Yarbrough gave them precious little to work with on Sunday, as aside from Randal Grichuk’s solo shot in the second inning, only one batter reached second base in his five innings – Vladimir Guerrero Jr., on a two-out double.

George Springer then struck out to end the inning and Yarbrough allowed just two singles after the Grichuk homer — the Blue Jays never got the chance to build a big inning.

In 11 career starts against the Blue Jays, Yarbrough has a 2.25 ERA over 52 innings.

“He not only does it to us, he does it to a lot of teams,” Montoyo said. “And you would say, ‘Well, you've got pretty good hitters, you should make an adjustment.’ But he deserves credit because... he keeps you off-balance and you don't know what's coming. He deserves credit for that.”
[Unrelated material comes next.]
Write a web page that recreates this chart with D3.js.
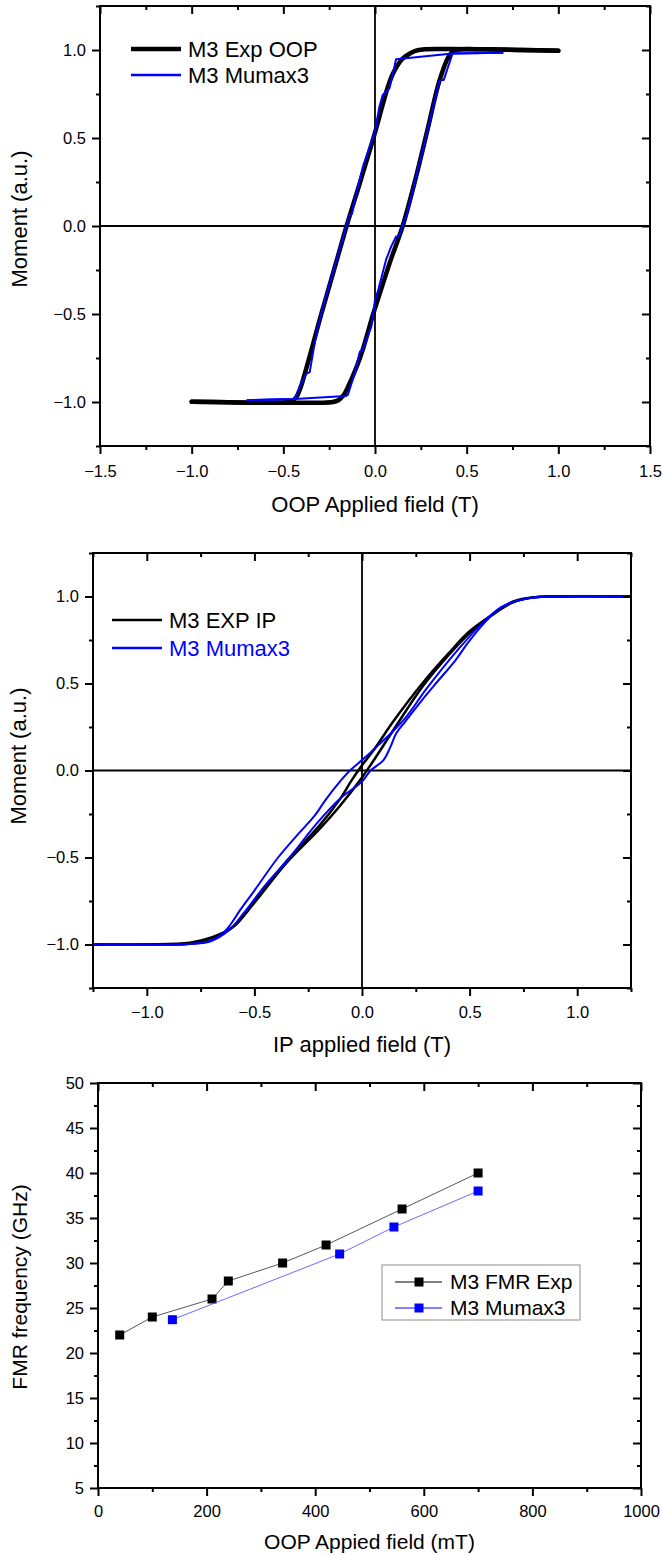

Ray, on the other hand, just keeps shoving the ball down opponents’ throats, feeding steady 95 m.p.h. fastballs to Rays hitters. Of his 104 pitches, 81 were heaters and it was just the one slider to Franco that was really costly.

Home runs have been his bane this season, as Franco’s drive was the 20th he’s surrendered thus far. Of those, nine have been when he’s facing an order for the third time through, and his stats coming in before the game in that realm stood at .349/.360/.723.

Ray described the homers as “baffling,” apt given how consistently well he’s pitched all year.

“I feel like I made a decent pitch, I could probably execute it a little bit better than I did,” Ray said of the slider to Franco. “But other than that, I feel like I was in the zone, keeping them off-balance, able to go into the seventh inning, finish the seventh inning strong and give the team a chance to win. I mean, that's all I can really do. Go out every time and try to put up zeros and keep us in it.”

He certainly deserved a better fate in this one and any chances of a late game comeback disappeared when Dolis couldn’t hold the deficit at one. His return is important and Montoyo intends to give him more run because they need him to be a leverage option, but his command needs to be reined in first.

That left the Blue Jays happy for a series win, greedily wishing for more.

“Coming into this series I was thinking, the whole team was thinking we have to take at least two or three. And we did, so I'm really pleased because that's one of the best teams in baseball,” Montoyo said. “For us to get to where we want to get, we've got to beat them. Today wasn't our best game but I'm pleased with the two out of three we took from the Rays, for sure.”